## Your task
Repeat everything from the line holding "Reproduce this chart with matplotlib." to the line holding "plt.rcParams['font.family'] = ['Lato', 'DejaVu", inclusive, exactly. Leave out the rest.

## Data entries
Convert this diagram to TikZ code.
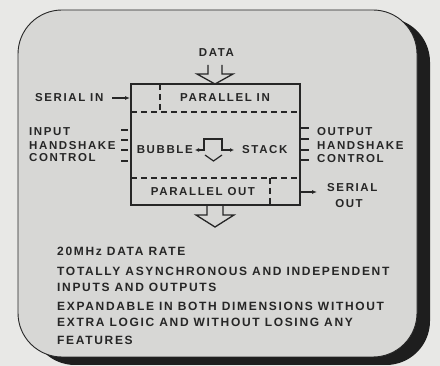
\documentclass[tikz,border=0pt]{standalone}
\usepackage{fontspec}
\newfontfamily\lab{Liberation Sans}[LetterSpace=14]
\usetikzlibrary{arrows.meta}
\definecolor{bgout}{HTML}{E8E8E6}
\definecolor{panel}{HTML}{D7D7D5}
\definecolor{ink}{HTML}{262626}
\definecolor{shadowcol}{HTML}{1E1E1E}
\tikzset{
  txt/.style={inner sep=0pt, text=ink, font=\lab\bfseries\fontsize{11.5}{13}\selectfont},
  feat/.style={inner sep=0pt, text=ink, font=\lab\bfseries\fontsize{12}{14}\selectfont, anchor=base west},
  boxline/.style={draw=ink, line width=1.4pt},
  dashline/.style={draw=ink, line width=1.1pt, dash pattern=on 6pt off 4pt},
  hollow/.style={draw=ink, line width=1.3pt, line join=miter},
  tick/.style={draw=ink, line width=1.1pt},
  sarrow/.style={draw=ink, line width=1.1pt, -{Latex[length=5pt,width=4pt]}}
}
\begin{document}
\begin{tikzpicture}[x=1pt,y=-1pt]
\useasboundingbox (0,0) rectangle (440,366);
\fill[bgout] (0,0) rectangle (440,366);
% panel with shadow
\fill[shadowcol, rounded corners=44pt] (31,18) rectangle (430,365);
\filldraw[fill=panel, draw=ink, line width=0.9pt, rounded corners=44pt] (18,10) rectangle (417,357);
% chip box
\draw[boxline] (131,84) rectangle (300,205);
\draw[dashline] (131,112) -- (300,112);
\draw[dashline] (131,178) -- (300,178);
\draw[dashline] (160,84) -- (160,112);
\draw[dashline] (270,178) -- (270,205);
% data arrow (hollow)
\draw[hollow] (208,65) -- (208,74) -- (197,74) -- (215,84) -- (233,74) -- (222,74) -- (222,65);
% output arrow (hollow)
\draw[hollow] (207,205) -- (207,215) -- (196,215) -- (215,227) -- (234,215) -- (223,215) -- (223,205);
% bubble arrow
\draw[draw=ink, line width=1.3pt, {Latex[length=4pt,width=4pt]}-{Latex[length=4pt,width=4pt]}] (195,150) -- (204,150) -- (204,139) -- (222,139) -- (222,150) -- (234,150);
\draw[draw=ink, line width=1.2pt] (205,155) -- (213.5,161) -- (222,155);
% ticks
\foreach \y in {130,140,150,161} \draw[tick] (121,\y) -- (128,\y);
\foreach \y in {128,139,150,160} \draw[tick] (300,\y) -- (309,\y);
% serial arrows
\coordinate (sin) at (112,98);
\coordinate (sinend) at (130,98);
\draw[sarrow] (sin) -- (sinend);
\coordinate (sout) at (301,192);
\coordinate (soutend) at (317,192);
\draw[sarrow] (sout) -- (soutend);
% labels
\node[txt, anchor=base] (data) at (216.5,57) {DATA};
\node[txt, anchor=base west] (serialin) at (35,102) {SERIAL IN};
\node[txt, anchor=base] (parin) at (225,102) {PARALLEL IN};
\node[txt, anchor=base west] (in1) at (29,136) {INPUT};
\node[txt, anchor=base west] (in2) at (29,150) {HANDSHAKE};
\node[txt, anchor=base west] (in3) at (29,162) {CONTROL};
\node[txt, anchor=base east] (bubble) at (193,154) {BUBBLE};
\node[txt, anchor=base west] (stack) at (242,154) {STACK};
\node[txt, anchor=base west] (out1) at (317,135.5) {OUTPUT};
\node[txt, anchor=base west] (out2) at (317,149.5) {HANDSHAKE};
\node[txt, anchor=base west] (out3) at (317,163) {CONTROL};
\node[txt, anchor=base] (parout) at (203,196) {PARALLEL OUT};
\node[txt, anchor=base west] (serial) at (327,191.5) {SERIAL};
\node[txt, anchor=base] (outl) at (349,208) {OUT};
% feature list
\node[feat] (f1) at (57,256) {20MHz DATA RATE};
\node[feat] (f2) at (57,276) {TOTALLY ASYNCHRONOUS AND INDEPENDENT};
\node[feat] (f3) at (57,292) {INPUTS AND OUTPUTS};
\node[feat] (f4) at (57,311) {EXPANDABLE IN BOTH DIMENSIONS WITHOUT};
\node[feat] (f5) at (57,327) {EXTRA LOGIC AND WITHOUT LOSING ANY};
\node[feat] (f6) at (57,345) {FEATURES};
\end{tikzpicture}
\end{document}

==

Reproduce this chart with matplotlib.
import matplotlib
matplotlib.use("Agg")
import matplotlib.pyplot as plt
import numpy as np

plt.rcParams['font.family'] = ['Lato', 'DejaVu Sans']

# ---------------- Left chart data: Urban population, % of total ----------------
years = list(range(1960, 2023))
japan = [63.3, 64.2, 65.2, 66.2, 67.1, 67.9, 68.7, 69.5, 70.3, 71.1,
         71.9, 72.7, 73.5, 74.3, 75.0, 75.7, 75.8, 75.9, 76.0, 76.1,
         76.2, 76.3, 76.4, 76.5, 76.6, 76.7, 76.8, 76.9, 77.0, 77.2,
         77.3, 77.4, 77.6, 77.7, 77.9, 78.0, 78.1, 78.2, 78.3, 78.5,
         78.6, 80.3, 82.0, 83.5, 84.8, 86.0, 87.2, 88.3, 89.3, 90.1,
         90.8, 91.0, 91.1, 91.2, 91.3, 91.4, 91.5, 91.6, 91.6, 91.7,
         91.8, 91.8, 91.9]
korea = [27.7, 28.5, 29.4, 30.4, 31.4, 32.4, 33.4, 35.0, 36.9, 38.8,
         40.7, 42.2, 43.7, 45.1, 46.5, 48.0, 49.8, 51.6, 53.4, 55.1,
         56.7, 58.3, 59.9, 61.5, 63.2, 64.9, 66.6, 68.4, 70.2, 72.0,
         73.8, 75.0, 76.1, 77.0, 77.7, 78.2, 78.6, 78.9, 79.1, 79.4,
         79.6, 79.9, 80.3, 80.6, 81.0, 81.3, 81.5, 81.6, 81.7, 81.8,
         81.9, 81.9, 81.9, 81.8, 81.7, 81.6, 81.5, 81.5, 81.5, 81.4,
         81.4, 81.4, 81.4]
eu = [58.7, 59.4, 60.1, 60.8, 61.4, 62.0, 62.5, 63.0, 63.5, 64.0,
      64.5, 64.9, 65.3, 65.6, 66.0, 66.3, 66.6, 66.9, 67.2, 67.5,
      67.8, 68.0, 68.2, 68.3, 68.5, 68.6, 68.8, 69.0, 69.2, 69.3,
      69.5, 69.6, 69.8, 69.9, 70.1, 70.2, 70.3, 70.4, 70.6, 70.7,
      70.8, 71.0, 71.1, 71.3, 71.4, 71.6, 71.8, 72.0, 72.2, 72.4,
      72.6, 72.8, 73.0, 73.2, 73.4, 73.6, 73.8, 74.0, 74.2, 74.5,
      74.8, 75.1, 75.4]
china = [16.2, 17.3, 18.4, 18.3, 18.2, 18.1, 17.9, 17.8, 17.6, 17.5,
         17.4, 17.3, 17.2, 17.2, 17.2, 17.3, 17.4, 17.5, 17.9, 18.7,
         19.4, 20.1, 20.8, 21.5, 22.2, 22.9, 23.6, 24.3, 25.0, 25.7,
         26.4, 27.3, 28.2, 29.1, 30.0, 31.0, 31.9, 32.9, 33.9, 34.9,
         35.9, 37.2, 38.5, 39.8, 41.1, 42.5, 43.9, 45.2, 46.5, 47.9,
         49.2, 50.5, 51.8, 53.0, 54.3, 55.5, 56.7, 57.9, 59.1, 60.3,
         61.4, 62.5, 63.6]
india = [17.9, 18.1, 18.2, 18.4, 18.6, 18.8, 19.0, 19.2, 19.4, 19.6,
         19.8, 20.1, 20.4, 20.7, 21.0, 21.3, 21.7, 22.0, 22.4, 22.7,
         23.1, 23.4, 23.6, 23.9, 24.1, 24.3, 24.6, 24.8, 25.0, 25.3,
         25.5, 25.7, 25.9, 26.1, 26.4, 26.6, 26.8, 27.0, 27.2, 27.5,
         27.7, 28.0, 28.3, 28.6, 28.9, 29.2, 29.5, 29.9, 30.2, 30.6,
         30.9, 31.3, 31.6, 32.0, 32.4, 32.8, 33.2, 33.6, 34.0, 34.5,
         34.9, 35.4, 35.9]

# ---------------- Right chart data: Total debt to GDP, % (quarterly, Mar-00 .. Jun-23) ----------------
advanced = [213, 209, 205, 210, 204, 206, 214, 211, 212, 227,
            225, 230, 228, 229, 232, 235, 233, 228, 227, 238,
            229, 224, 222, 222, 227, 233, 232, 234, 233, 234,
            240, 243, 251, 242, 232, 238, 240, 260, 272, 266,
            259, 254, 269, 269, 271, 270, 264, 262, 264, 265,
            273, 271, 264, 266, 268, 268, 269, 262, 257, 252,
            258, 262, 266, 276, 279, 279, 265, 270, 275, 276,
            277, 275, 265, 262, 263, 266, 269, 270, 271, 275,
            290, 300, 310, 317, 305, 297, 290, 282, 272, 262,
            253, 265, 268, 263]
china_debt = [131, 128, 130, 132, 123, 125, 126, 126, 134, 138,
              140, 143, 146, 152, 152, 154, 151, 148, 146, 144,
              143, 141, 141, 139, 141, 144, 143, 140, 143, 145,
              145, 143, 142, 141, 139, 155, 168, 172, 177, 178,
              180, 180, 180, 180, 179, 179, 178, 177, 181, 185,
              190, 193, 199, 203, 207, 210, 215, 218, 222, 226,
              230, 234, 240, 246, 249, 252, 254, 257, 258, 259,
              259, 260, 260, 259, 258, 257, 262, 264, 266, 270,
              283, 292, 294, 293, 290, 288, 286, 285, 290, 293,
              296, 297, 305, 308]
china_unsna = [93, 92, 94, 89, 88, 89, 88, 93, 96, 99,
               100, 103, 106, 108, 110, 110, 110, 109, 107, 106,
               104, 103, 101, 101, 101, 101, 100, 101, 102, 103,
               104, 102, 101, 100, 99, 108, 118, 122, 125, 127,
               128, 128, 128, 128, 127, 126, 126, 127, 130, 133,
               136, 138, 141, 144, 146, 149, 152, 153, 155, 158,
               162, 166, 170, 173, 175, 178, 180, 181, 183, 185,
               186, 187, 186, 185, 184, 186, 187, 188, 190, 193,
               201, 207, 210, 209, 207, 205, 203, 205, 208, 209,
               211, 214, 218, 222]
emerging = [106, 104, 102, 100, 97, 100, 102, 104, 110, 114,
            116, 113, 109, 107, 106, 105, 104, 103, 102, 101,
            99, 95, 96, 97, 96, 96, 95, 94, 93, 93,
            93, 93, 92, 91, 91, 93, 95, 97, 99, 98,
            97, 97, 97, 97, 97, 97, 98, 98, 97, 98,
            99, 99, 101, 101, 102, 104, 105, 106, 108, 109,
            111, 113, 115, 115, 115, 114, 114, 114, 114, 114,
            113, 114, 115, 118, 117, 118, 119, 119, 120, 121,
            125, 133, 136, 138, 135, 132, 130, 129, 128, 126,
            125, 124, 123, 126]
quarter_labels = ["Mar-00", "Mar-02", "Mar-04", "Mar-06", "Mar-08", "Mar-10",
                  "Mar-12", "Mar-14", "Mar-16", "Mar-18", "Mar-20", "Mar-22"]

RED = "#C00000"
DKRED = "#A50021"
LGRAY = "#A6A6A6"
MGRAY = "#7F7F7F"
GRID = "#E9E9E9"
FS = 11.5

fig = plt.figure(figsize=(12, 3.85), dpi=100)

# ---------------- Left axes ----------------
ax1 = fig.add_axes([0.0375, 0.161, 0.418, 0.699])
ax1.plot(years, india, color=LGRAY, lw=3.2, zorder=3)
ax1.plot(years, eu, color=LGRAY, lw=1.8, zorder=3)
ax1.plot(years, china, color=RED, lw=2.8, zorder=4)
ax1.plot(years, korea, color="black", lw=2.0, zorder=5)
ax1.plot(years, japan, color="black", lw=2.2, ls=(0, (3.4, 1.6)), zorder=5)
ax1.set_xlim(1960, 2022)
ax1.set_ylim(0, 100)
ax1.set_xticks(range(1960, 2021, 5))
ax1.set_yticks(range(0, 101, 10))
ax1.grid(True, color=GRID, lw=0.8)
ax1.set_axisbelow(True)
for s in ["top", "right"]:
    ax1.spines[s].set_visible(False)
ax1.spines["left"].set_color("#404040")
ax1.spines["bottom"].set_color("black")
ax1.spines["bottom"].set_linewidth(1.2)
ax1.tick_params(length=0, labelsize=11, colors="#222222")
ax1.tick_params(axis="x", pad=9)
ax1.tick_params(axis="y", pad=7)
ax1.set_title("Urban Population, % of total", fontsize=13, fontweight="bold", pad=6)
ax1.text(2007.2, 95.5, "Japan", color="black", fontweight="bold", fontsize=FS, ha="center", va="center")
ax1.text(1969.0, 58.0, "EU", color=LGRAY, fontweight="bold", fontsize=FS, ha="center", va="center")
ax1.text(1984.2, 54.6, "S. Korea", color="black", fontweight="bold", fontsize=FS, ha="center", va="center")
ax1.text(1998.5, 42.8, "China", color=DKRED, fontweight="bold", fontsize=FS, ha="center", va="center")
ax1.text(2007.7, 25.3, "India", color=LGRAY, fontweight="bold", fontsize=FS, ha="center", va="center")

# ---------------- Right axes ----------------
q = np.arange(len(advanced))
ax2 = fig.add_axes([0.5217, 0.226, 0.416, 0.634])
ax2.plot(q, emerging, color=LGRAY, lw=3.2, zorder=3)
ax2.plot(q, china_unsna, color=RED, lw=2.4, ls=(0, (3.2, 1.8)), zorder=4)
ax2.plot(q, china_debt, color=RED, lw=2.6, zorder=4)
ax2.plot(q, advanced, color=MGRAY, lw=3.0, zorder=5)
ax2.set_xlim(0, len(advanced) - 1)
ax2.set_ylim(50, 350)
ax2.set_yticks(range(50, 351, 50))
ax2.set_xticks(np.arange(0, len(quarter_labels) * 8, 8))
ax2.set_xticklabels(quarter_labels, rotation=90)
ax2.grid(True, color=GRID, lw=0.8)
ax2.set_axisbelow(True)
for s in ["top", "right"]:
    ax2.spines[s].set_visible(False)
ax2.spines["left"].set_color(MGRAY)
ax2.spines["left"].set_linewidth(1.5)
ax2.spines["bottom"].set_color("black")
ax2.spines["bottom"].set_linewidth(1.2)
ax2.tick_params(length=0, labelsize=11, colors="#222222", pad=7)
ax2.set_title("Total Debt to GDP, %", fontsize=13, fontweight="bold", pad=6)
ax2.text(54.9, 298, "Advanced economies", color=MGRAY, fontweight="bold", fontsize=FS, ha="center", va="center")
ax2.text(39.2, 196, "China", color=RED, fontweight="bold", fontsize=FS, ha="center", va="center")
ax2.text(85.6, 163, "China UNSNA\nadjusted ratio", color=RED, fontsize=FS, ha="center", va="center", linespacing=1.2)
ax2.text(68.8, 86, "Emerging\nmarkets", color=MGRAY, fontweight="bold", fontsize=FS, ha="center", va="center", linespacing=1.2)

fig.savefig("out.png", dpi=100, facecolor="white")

## Worked answer
Reproduce this chart with matplotlib.
import matplotlib
matplotlib.use("Agg")
import matplotlib.pyplot as plt
import numpy as np

plt.rcParams['font.family'] = ['Lato', 'DejaVu Sans']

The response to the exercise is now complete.